### STATED GOAL
Produce an exact transcription of the listing below, omitting the pictures.
## start DATASET EXTRACT
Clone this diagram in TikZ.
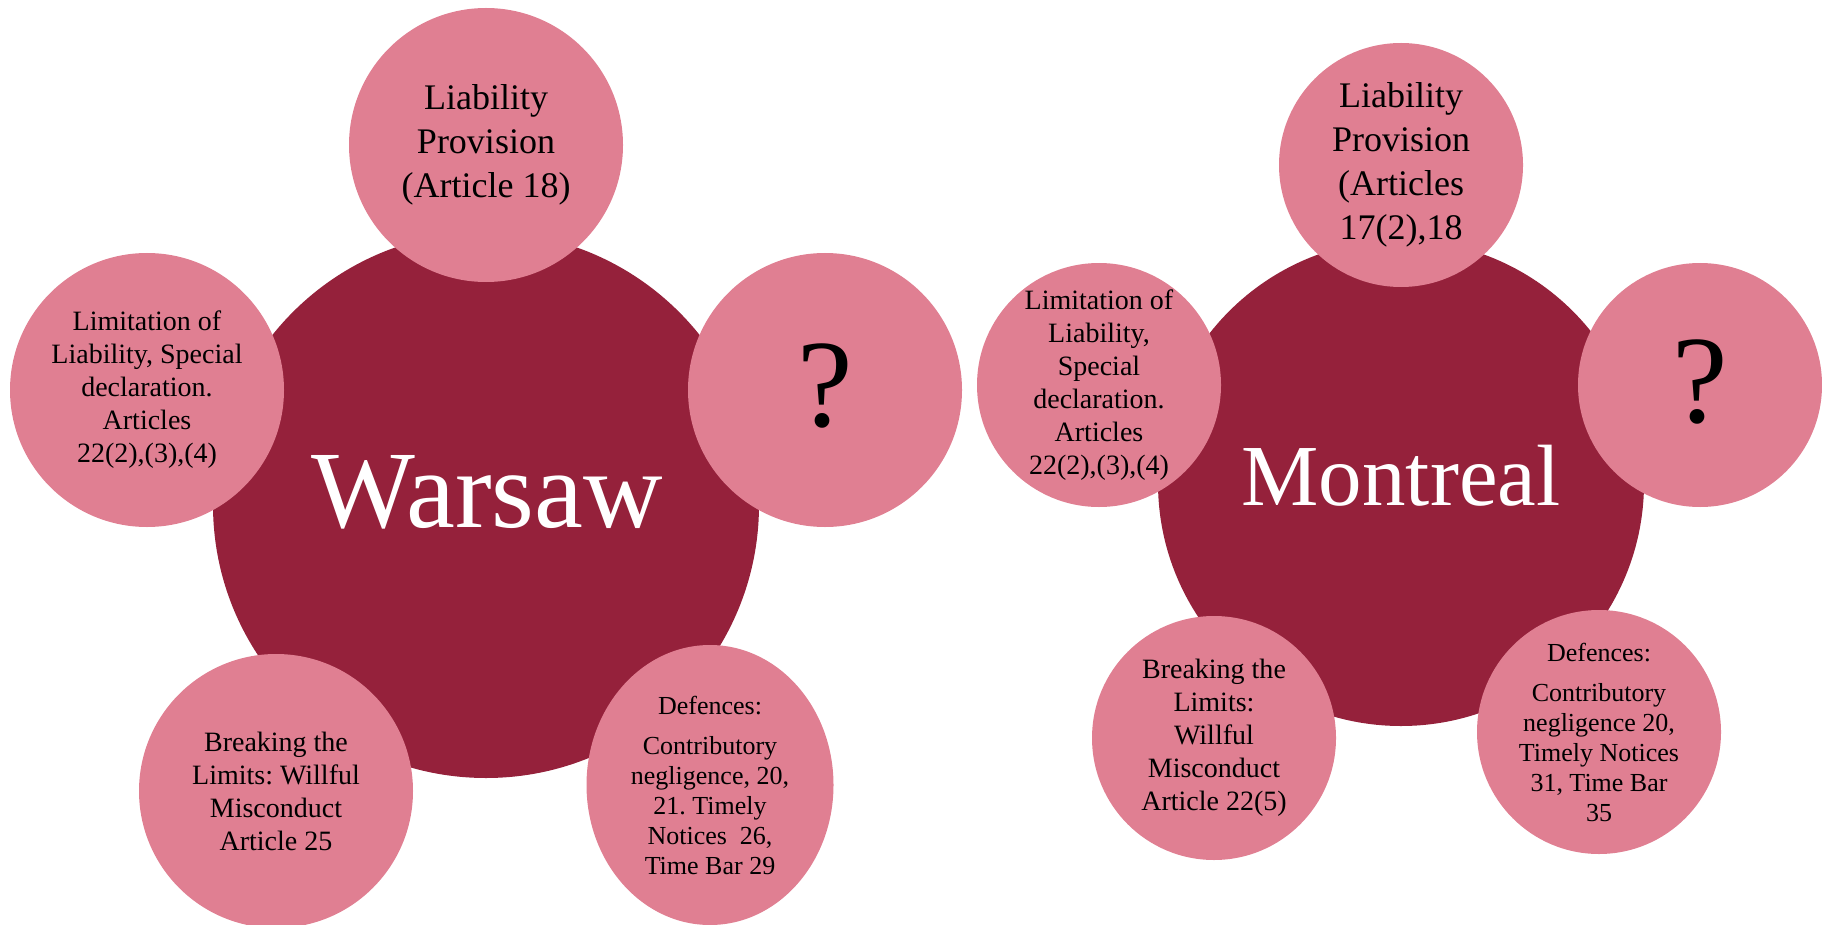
\documentclass[tikz,border=0pt]{standalone}
\usepackage{fontspec}
\setmainfont{Liberation Serif}
\usetikzlibrary{shapes.geometric}
\definecolor{darkred}{HTML}{95213B}
\definecolor{pinkc}{HTML}{E07F92}
\frenchspacing
\tikzset{
  bigc/.style={circle, fill=darkred, inner sep=0pt, text=white},
  satc/.style={circle, fill=pinkc, inner sep=0pt, text=black, align=center},
  satell/.style={ellipse, fill=pinkc, inner sep=0pt, text=black, align=center},
  fbig/.style={font=\fontsize{36}{44}\selectfont},
  fmid/.style={font=\fontsize{28}{33}\selectfont},
  fsml/.style={font=\fontsize{26}{30}\selectfont},
  fq/.style={font=\fontsize{125}{130}\selectfont},
}
\begin{document}
\begin{tikzpicture}[x=1pt,y=-1pt]
\useasboundingbox (0,0) rectangle (1822,925);
% Warsaw
\node[bigc, minimum size=546pt] (w) at (486,505) {};
\node[text=white, font=\fontsize{110}{120}\selectfont, inner sep=0pt] (wt) at (487,492) {Warsaw};
\node[satc, minimum size=274pt, fbig] (wtop) at (486,145) {Liability\\Provision\\(Article 18)};
\node[satc, minimum size=274pt, fmid] (wleft) at (147,390) {Limitation of\\Liability, Special\\declaration.\\Articles\\22(2),(3),(4)};
\node[satc, minimum size=274pt] (wright) at (825,390) {};
\node[fq, inner sep=0pt] (wq) at (825,386) {?};
\node[satc, minimum size=274pt, fmid] (wbl) at (276,791) {Breaking the\\Limits: Willful\\Misconduct\\Article 25};
\node[satell, minimum width=247pt, minimum height=280pt, fsml] (wbr) at (710,785) {Defences:\\[10pt]Contributory\\negligence, 20,\\21. Timely\\Notices\ \ 26,\\Time Bar 29};
% Montreal
\node[bigc, minimum size=486pt] (m) at (1401,483) {};
\node[text=white, font=\fontsize{87}{95}\selectfont, inner sep=0pt] (mt) at (1401,476) {Montreal};
\node[satc, minimum size=244pt, fbig] (mtop) at (1401,165) {Liability\\Provision\\(Articles\\17(2),18};
\node[satc, minimum size=244pt, fmid] (mleft) at (1099,385) {Limitation of\\Liability,\\Special\\declaration.\\Articles\\22(2),(3),(4)};
\node[satc, minimum size=244pt] (mright) at (1700,385) {};
\node[fq, inner sep=0pt] (mq) at (1700,382) {?};
\node[satc, minimum size=244pt, fmid] (mbl) at (1214,738) {Breaking the\\Limits:\\Willful\\Misconduct\\Article 22(5)};
\node[satc, minimum size=244pt, fsml] (mbr) at (1599,732) {Defences:\\[10pt]Contributory\\negligence 20,\\Timely Notices\\31, Time Bar\\35};
\end{tikzpicture}
\end{document}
## end DATASET EXTRACT
### ANSWER TO THE TASK
Clone this diagram in TikZ.
\documentclass[tikz,border=0pt]{standalone}
\usepackage{fontspec}
\setmainfont{Liberation Serif}
\usetikzlibrary{shapes.geometric}
\definecolor{darkred}{HTML}{95213B}
\definecolor{pinkc}{HTML}{E07F92}
\frenchspacing
\tikzset{
  bigc/.style={circle, fill=darkred, inner sep=0pt, text=white},
  satc/.style={circle, fill=pinkc, inner sep=0pt, text=black, align=center},
  satell/.style={ellipse, fill=pinkc, inner sep=0pt, text=black, align=center},
  fbig/.style={font=\fontsize{36}{44}\selectfont},
  fmid/.style={font=\fontsize{28}{33}\selectfont},
  fsml/.style={font=\fontsize{26}{30}\selectfont},
  fq/.style={font=\fontsize{125}{130}\selectfont},
}
\begin{document}
\begin{tikzpicture}[x=1pt,y=-1pt]
\useasboundingbox (0,0) rectangle (1822,925);
% Warsaw
\node[bigc, minimum size=546pt] (w) at (486,505) {};
\node[text=white, font=\fontsize{110}{120}\selectfont, inner sep=0pt] (wt) at (487,492) {Warsaw};
\node[satc, minimum size=274pt, fbig] (wtop) at (486,145) {Liability\\Provision\\(Article 18)};
\node[satc, minimum size=274pt, fmid] (wleft) at (147,390) {Limitation of\\Liability, Special\\declaration.\\Articles\\22(2),(3),(4)};
\node[satc, minimum size=274pt] (wright) at (825,390) {};
\node[fq, inner sep=0pt] (wq) at (825,386) {?};
\node[satc, minimum size=274pt, fmid] (wbl) at (276,791) {Breaking the\\Limits: Willful\\Misconduct\\Article 25};
\node[satell, minimum width=247pt, minimum height=280pt, fsml] (wbr) at (710,785) {Defences:\\[10pt]Contributory\\negligence, 20,\\21. Timely\\Notices\ \ 26,\\Time Bar 29};
% Montreal
\node[bigc, minimum size=486pt] (m) at (1401,483) {};
\node[text=white, font=\fontsize{87}{95}\selectfont, inner sep=0pt] (mt) at (1401,476) {Montreal};
\node[satc, minimum size=244pt, fbig] (mtop) at (1401,165) {Liability\\Provision\\(Articles\\17(2),18};
\node[satc, minimum size=244pt, fmid] (mleft) at (1099,385) {Limitation of\\Liability,\\Special\\declaration.\\Articles\\22(2),(3),(4)};
\node[satc, minimum size=244pt] (mright) at (1700,385) {};
\node[fq, inner sep=0pt] (mq) at (1700,382) {?};
\node[satc, minimum size=244pt, fmid] (mbl) at (1214,738) {Breaking the\\Limits:\\Willful\\Misconduct\\Article 22(5)};
\node[satc, minimum size=244pt, fsml] (mbr) at (1599,732) {Defences:\\[10pt]Contributory\\negligence 20,\\Timely Notices\\31, Time Bar\\35};
\end{tikzpicture}
\end{document}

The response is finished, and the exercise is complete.